Gran fondo world time trial and US masters road champion provisionally banned in the latest doping case from the sometimes-murky world of masters racing.
That doping is found amongst over-the-hill athletes - even septuagenarians - where there is nothing more at stake than personal vanity, shows that doping will be rife amongst elites and professionals, where fame and their living are very much on the line.
I'd like to end this which doesn't mean I will. But I'll go back to the topic of this thread, that most people getting caught doping are masters. That doesn't surprise me for two reasons.
One is that overall you are dealing with a population that is much more likely to be getting prescriprtions and taking supplements than a younger population is and therefore much more liely to dope inadvertently than a younger population is. Obviously that doesn't mean that there aren't people in this population deliberately taking things they aren't supposed to in hopes of getting away with it and that should be dealt with. I'll even go you one further here and suggest that it's easier for people in that group to get away with deliberate doping than if they were in open competition because it's really unlikely they'll get tested anywhere but at major competitions and should be able to adjust their doping schedules accordingly.
Which kind of leads to another reason that I think explains why you'd see more masters getting popped than you do open athletes. Masters runners probably don't have agents, coaches, shoe company employees, advising them about what to take, how much, when not to take it, and so on and should be able to adjust their doping schedules appropriately.
I don't have any more sympathy for deliberate cheaters than you do as far as I can tell. But I am willing to believe that there will always be a percentage of busted athletes in all age groups who really did not know they were doing something illegal. Even among open athletes who are caught it's possible to avoid punishment by showing that you did not cheat deliberately. And so I am more likely to believe a busted 65 year old who claims not to have known what he was taking was banned than I am 25 year old.
If you are fast enough to get tested as a Masters athlete at a major Masters competition, you know exactly what you are doing and just so stupid that you think you won't get picked or too much of an egomaniac that you will get away with it.
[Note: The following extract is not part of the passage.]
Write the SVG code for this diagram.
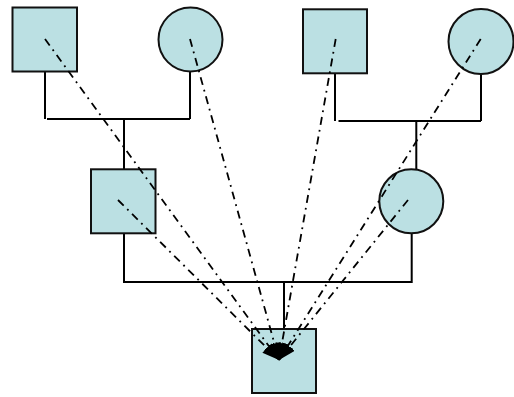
<svg xmlns="http://www.w3.org/2000/svg" width="514" height="397" viewBox="0 0 514 397">
  <style>
    .node { fill: #BBE0E3; stroke: #111; stroke-width: 2; }
    .link { fill: none; stroke: #000; stroke-width: 2; }
    .trace { fill: none; stroke: #000; stroke-width: 1.8; stroke-dasharray: 8 5 1.8 5; }
  </style>
  <defs>
    <marker id="head" markerUnits="userSpaceOnUse" markerWidth="18" markerHeight="14" refX="17" refY="6.5" orient="auto">
      <path d="M0,0 L17,6.5 L0,13 z" fill="#000"/>
    </marker>
  </defs>

  <rect width="514" height="397" fill="#fff"/>

  <!-- family lines -->
  <g id="connectors">
    <path class="link" d="M45,71.5 V119 M47,119 H190 M190,71.5 V119 M124,119 V169"/>
    <path class="link" d="M335,73 V121 M338.5,121 H481 M481,74 V121 M416.3,121 V169"/>
    <path class="link" d="M124,233 V282 H411.7 V233 M284,282 V329"/>
  </g>

  <!-- nodes -->
  <g id="grandfather-paternal"><rect class="node" x="12.5" y="7.5" width="64.5" height="64"/></g>
  <g id="grandmother-paternal"><circle class="node" cx="190.5" cy="39.5" r="32"/></g>
  <g id="grandfather-maternal"><rect class="node" x="303" y="9.3" width="64" height="64"/></g>
  <g id="grandmother-maternal"><circle class="node" cx="481" cy="41.5" r="32.5"/></g>
  <g id="father"><rect class="node" x="91" y="169.3" width="64.5" height="64"/></g>
  <g id="mother"><circle class="node" cx="411.3" cy="201.3" r="32"/></g>
  <g id="child"><rect class="node" x="252" y="329" width="64" height="64"/></g>

  <!-- inheritance traces converging on the child -->
  <g id="traces">
    <line class="trace" x1="45" y1="39" x2="279" y2="360" marker-end="url(#head)"/>
    <line class="trace" x1="190" y1="39" x2="279" y2="360" marker-end="url(#head)"/>
    <line class="trace" x1="335.7" y1="39" x2="279" y2="360" marker-end="url(#head)"/>
    <line class="trace" x1="480.7" y1="39" x2="279" y2="360" marker-end="url(#head)"/>
    <line class="trace" x1="118" y1="200" x2="279" y2="360" marker-end="url(#head)"/>
    <line class="trace" x1="408" y1="200" x2="279" y2="360" marker-end="url(#head)"/>
  </g>
</svg>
I've been thinking about this and Derek Turnbull eventually came to mind. He won nearly every major masters' competition he entered. I knew him a little and I would bet very heavily that he would not have known what he was doing in terms of taking or avoiding stuff. And certainly in the unlikely event I was fast enough to get tested at a major masters' competition I would not know what I was doing. Before reading this thread I didn't know what TRT is.